The k-means clustering problem can be derived from a zero-variance limit of expectation maximization in a Gaussian mixture model. For a finite GMM with \(N\) observations \(\{x_n\}\), we want to infer cluster assignments \(\{z_n\}\) and each cluster’s Gaussian parameters Gaussian parameters \(\{\mu_c, \Sigma_c\}\). Let \(\pi_c\) denote the mixing proportion of the \(c\)th class. The marginal distribution of an observation is:

\[p(x_n) = \sum_{c=1}^C p(x_n | z_n = c) p(z_n = c) = \sum_{c=1}^C \mathcal{N}(x_n; \mu_c, \Sigma_c) \pi_c\]

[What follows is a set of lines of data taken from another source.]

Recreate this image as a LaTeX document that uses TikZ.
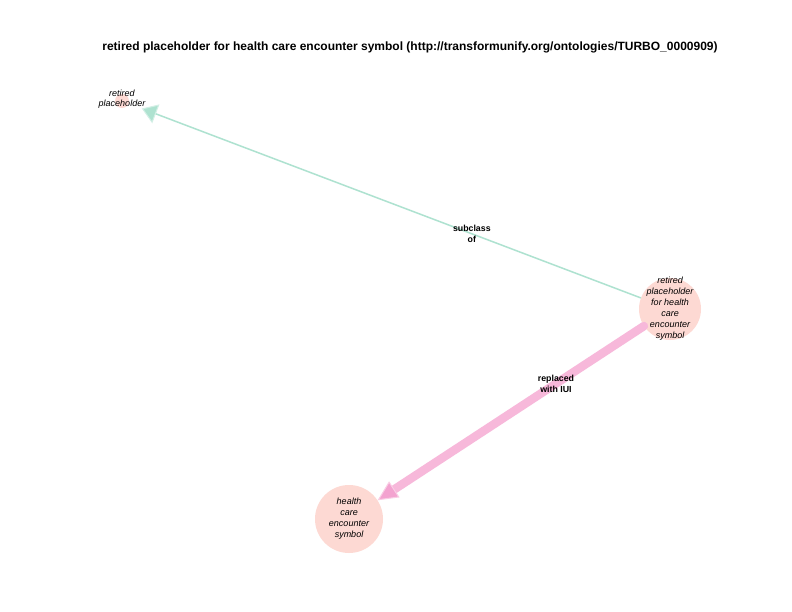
\documentclass[tikz,border=0pt]{standalone}
\usepackage{fontspec}
\setmainfont{Liberation Sans}
\usetikzlibrary{arrows.meta}
\definecolor{nodefill}{HTML}{FDD9D3}
\definecolor{subteal}{HTML}{AEE2D0}
\definecolor{replpink}{HTML}{F7B8DA}
\definecolor{replhead}{HTML}{F08CC4}

\begin{document}
\begin{tikzpicture}[x=1pt,y=-1pt]
  \useasboundingbox[fill=white] (0,0) rectangle (792,612);
  \tikzset{
    term/.style={circle,fill=nodefill,inner sep=0pt},
    termtext/.style={font=\fontsize{9}{11}\selectfont\itshape,align=center},
    edgelabel/.style={font=\fontsize{8.8}{11}\selectfont\bfseries,align=center}
  }
  \node[font=\fontsize{12}{14}\selectfont\bfseries] (title) at (410,47)
    {retired placeholder for health care encounter symbol (http://transformunify.org/ontologies/TURBO\_0000909)};
  \node[term,minimum size=14pt] (retired) at (122,101) {};
  \node[termtext,font=\fontsize{9}{10}\selectfont\itshape] (retiredtext) at (122,99) {retired\\placeholder};
  \node[term,minimum size=62pt] (rphce) at (670,309) {};
  \node[termtext] (rphcetext) at (670,309) {retired\\placeholder\\for health\\care\\encounter\\symbol};
  \node[term,minimum size=68pt] (hce) at (349,519) {};
  \node[termtext] (hcetext) at (349,519) {health\\care\\encounter\\symbol};
  % edges
  \draw[subteal,line width=1.5pt,shorten >=14pt,
    -{Triangle[length=15pt,width=20pt,line width=1pt,fill=subteal,color=subteal!55]}]
    (rphce) -- node[edgelabel,text=black,pos=0.33] (sublabel) {subclass\\of} (retired);
  \draw[replpink,line width=8.5pt,line cap=round,
    -{Triangle[length=20pt,width=19pt,line width=1pt,fill=replhead!80,color=replpink!70]}]
    (rphce) -- node[edgelabel,text=black,pos=0.33] (repllabel) {replaced\\with IUI} (hce);
\end{tikzpicture}
\end{document}
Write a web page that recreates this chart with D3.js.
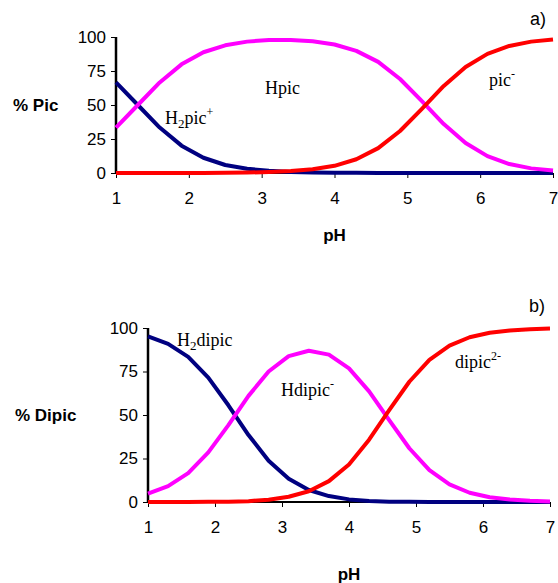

The cluster assignments and cluster parameters can be learnt using Expectation Maximization. Assuming the clusters each have equal covariance \(\sigma I\), the E step takes the following form:

\[\begin{align*} p(z_n = c | x_n) &= \frac{p(x_n | z_n = c) p(z_n = c)}{p(x_n)}\\ &= \frac{\exp(-\frac{1}{2\sigma} ||x_n - \mu_c||_2^2) \pi_c}{\sum_c \exp(-\frac{1}{2\sigma} ||x_n - \mu_c||_2^2) \pi_c} \end{align*}\]

As \(\sigma \rightarrow 0\), all mass is placed on the nearest centroid, just as we do in k-means clustering. The M step then updates the centroids (cluster means) to the average of the points assigned to that particular cluster:

\[\mu_c = \frac{1}{|X_c|} \sum_{x_n \in X_c} x_n\]

where \(X_c = \{ x_n \colon p(z_n = c \lvert x_n) = 1 \}\) is the set of observations assigned to the \(c\)th cluster.

We can phrase this as an optimization problem with the objective function:

\[\min_{\{\mu_c\}, \{z_n\}} \sum_{n=1}^N \mathbb{I}(z_n = c) ||x_n - \mu_c||_2^2\]

where the cluster centroids are defined above.